* _DATA IN THIS EXERCISE_
--------------------

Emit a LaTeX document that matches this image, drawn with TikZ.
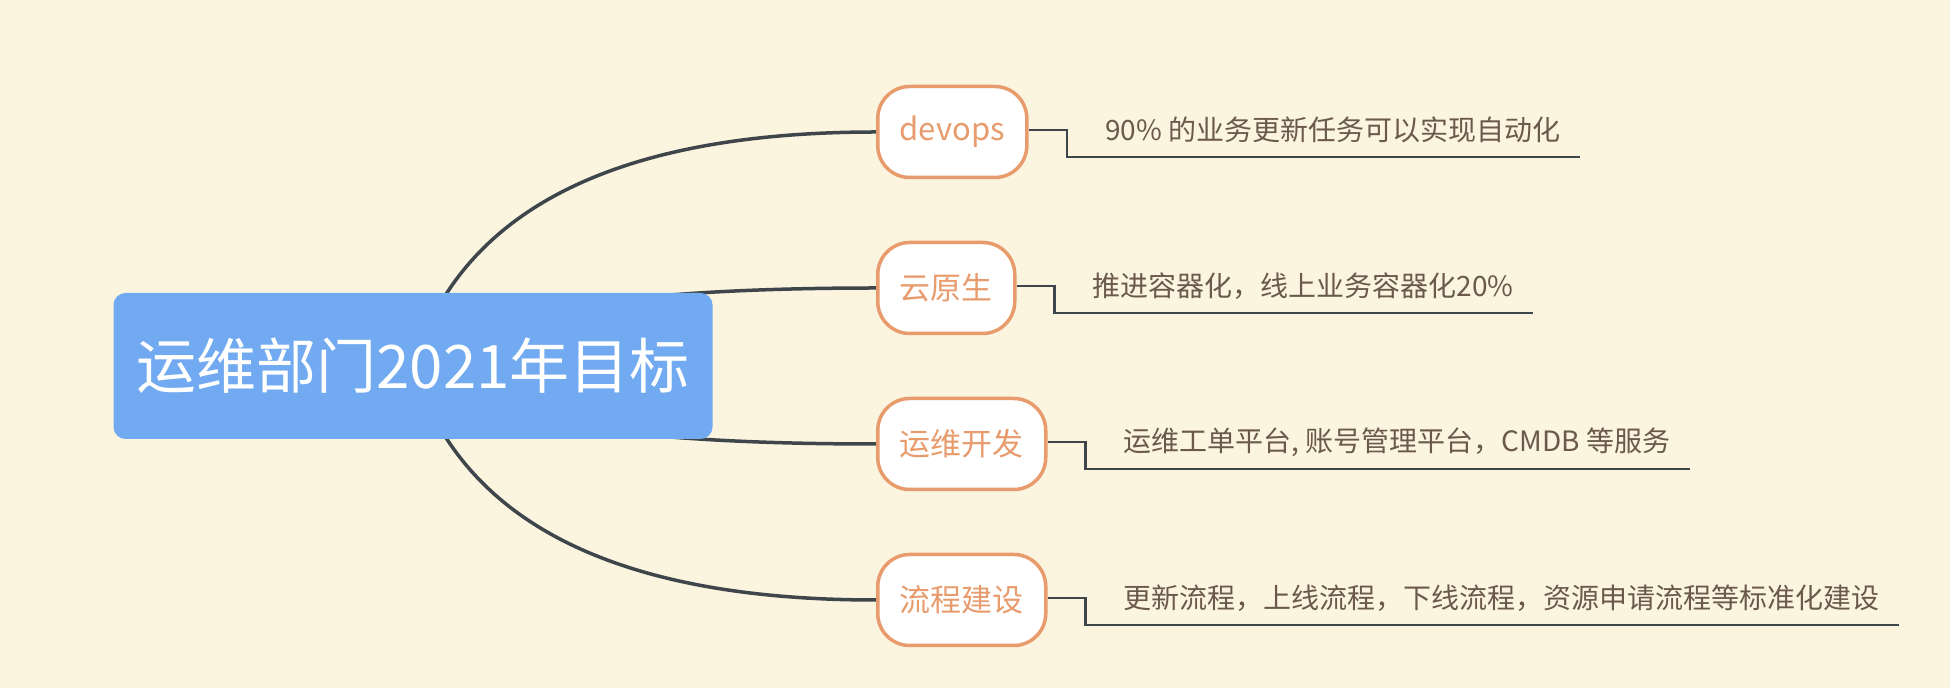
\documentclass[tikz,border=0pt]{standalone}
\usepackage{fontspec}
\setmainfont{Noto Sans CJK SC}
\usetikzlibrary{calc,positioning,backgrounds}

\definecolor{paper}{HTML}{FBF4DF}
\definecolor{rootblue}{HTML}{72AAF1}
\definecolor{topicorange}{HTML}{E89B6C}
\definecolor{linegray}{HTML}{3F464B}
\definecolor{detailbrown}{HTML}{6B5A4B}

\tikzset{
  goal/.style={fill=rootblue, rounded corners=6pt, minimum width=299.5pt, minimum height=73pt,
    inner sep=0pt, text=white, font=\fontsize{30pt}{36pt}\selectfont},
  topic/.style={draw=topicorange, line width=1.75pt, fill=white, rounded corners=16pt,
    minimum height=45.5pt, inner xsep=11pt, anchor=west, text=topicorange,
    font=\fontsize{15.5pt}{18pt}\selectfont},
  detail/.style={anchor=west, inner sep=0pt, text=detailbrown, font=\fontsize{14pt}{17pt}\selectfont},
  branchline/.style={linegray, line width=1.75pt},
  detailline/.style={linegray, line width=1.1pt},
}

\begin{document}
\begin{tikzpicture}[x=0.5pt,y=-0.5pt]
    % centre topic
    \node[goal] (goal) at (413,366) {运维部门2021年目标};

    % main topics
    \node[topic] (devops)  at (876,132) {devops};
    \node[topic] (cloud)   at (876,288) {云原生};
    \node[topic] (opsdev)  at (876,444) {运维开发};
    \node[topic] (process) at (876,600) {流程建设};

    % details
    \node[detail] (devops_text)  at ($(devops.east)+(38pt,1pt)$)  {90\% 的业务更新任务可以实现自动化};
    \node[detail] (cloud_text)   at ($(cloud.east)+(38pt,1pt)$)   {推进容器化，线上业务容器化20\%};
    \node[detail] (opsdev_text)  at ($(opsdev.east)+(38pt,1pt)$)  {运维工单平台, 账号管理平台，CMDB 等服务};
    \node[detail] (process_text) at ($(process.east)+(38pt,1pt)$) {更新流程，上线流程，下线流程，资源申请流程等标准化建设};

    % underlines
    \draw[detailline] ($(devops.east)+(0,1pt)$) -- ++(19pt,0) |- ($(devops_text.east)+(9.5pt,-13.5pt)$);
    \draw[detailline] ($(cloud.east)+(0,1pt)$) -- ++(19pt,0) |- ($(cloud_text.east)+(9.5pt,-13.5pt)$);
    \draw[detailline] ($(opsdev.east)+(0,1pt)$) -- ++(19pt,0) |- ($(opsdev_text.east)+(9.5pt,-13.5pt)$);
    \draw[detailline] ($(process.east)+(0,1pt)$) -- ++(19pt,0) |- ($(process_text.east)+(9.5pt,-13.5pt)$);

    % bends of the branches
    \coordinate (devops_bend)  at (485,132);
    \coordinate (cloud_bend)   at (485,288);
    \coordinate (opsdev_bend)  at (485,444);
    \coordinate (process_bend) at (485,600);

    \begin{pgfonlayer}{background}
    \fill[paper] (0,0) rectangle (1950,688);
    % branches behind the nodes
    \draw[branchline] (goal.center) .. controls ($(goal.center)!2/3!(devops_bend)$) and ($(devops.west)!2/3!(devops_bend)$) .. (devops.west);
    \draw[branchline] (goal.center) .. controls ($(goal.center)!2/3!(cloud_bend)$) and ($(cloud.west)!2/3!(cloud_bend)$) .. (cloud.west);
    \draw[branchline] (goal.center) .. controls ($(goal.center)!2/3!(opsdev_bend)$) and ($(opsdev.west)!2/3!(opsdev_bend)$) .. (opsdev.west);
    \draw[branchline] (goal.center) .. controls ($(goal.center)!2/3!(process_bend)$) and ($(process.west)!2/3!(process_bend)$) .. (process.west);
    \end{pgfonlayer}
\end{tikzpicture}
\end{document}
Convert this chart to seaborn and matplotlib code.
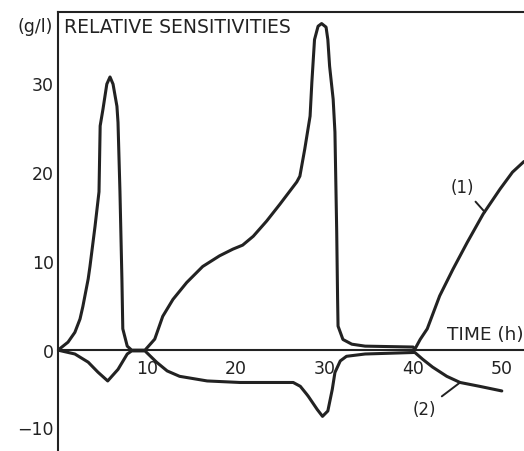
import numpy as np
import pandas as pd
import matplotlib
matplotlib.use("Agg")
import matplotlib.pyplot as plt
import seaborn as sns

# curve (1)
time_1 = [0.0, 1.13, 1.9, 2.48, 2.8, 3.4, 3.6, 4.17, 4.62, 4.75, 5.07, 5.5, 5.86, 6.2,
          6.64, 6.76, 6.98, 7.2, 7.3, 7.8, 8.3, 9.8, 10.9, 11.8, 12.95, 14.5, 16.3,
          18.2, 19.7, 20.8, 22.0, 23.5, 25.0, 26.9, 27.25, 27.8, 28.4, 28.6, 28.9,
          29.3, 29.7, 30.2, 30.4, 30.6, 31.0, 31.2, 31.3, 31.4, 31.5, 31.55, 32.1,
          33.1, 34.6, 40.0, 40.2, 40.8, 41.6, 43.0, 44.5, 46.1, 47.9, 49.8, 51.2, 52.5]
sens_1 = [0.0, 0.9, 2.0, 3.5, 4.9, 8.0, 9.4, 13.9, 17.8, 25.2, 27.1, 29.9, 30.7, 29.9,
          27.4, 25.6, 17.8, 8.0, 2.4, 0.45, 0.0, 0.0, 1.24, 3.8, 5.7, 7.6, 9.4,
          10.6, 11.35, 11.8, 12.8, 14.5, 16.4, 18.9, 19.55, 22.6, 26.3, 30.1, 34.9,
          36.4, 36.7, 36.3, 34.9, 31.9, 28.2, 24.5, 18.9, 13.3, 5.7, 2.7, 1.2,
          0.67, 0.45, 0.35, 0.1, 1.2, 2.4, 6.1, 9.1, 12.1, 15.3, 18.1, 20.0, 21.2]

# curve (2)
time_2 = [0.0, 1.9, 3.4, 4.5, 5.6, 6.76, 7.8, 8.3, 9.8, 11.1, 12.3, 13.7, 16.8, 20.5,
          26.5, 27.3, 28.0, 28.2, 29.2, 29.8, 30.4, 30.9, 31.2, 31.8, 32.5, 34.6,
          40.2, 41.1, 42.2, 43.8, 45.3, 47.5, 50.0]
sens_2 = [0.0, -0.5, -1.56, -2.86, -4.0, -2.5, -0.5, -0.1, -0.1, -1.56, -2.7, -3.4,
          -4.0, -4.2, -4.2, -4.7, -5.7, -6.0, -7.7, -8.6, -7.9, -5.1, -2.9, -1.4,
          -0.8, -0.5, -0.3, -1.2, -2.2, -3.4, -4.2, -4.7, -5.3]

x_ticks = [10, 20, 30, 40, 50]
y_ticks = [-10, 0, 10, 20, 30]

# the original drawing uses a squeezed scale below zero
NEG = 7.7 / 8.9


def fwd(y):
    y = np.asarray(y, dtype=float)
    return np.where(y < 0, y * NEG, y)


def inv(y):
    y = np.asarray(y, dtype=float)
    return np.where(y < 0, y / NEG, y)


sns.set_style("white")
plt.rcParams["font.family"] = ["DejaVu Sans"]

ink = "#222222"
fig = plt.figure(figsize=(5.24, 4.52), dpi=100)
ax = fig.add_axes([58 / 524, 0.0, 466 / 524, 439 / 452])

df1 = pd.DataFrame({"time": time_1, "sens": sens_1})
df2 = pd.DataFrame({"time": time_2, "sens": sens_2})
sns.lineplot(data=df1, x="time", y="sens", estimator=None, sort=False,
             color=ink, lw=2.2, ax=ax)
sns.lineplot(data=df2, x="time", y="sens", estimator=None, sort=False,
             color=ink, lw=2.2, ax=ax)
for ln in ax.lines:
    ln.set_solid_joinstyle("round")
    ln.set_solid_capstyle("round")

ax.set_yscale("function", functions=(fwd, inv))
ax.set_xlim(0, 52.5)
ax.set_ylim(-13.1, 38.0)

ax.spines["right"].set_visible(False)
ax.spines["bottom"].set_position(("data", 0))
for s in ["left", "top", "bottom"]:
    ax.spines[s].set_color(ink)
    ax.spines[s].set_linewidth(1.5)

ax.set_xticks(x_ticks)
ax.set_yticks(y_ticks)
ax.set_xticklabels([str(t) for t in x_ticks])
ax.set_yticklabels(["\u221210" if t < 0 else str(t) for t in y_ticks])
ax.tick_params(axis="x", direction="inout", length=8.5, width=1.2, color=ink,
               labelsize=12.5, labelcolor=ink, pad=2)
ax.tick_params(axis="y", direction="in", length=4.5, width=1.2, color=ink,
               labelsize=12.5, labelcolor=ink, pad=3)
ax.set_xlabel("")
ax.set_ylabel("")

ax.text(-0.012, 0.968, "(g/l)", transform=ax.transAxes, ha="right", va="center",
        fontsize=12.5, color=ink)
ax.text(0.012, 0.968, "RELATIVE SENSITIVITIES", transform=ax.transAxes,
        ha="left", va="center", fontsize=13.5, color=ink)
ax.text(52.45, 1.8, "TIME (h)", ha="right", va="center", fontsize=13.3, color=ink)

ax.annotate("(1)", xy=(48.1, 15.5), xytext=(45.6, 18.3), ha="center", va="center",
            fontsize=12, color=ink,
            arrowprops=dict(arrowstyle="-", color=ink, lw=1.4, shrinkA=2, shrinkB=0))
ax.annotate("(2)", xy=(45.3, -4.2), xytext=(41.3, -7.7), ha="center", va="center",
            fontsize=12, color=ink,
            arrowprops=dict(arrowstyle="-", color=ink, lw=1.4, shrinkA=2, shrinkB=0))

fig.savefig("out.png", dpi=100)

--------------------

* _WHAT YOU ARE ASKED TO DO_
Exactly as they stand, quote the lines beginning with the one that contains "Convert this chart" and ending with the one that contains "return np.where(y < 0, y * NEG, y)", with no pictures.

* _EXERCISE OUTPUT_
Convert this chart to seaborn and matplotlib code.
import numpy as np
import pandas as pd
import matplotlib
matplotlib.use("Agg")
import matplotlib.pyplot as plt
import seaborn as sns

# curve (1)
time_1 = [0.0, 1.13, 1.9, 2.48, 2.8, 3.4, 3.6, 4.17, 4.62, 4.75, 5.07, 5.5, 5.86, 6.2,
          6.64, 6.76, 6.98, 7.2, 7.3, 7.8, 8.3, 9.8, 10.9, 11.8, 12.95, 14.5, 16.3,
          18.2, 19.7, 20.8, 22.0, 23.5, 25.0, 26.9, 27.25, 27.8, 28.4, 28.6, 28.9,
          29.3, 29.7, 30.2, 30.4, 30.6, 31.0, 31.2, 31.3, 31.4, 31.5, 31.55, 32.1,
          33.1, 34.6, 40.0, 40.2, 40.8, 41.6, 43.0, 44.5, 46.1, 47.9, 49.8, 51.2, 52.5]
sens_1 = [0.0, 0.9, 2.0, 3.5, 4.9, 8.0, 9.4, 13.9, 17.8, 25.2, 27.1, 29.9, 30.7, 29.9,
          27.4, 25.6, 17.8, 8.0, 2.4, 0.45, 0.0, 0.0, 1.24, 3.8, 5.7, 7.6, 9.4,
          10.6, 11.35, 11.8, 12.8, 14.5, 16.4, 18.9, 19.55, 22.6, 26.3, 30.1, 34.9,
          36.4, 36.7, 36.3, 34.9, 31.9, 28.2, 24.5, 18.9, 13.3, 5.7, 2.7, 1.2,
          0.67, 0.45, 0.35, 0.1, 1.2, 2.4, 6.1, 9.1, 12.1, 15.3, 18.1, 20.0, 21.2]

# curve (2)
time_2 = [0.0, 1.9, 3.4, 4.5, 5.6, 6.76, 7.8, 8.3, 9.8, 11.1, 12.3, 13.7, 16.8, 20.5,
          26.5, 27.3, 28.0, 28.2, 29.2, 29.8, 30.4, 30.9, 31.2, 31.8, 32.5, 34.6,
          40.2, 41.1, 42.2, 43.8, 45.3, 47.5, 50.0]
sens_2 = [0.0, -0.5, -1.56, -2.86, -4.0, -2.5, -0.5, -0.1, -0.1, -1.56, -2.7, -3.4,
          -4.0, -4.2, -4.2, -4.7, -5.7, -6.0, -7.7, -8.6, -7.9, -5.1, -2.9, -1.4,
          -0.8, -0.5, -0.3, -1.2, -2.2, -3.4, -4.2, -4.7, -5.3]

x_ticks = [10, 20, 30, 40, 50]
y_ticks = [-10, 0, 10, 20, 30]

# the original drawing uses a squeezed scale below zero
NEG = 7.7 / 8.9


def fwd(y):
    y = np.asarray(y, dtype=float)
    return np.where(y < 0, y * NEG, y)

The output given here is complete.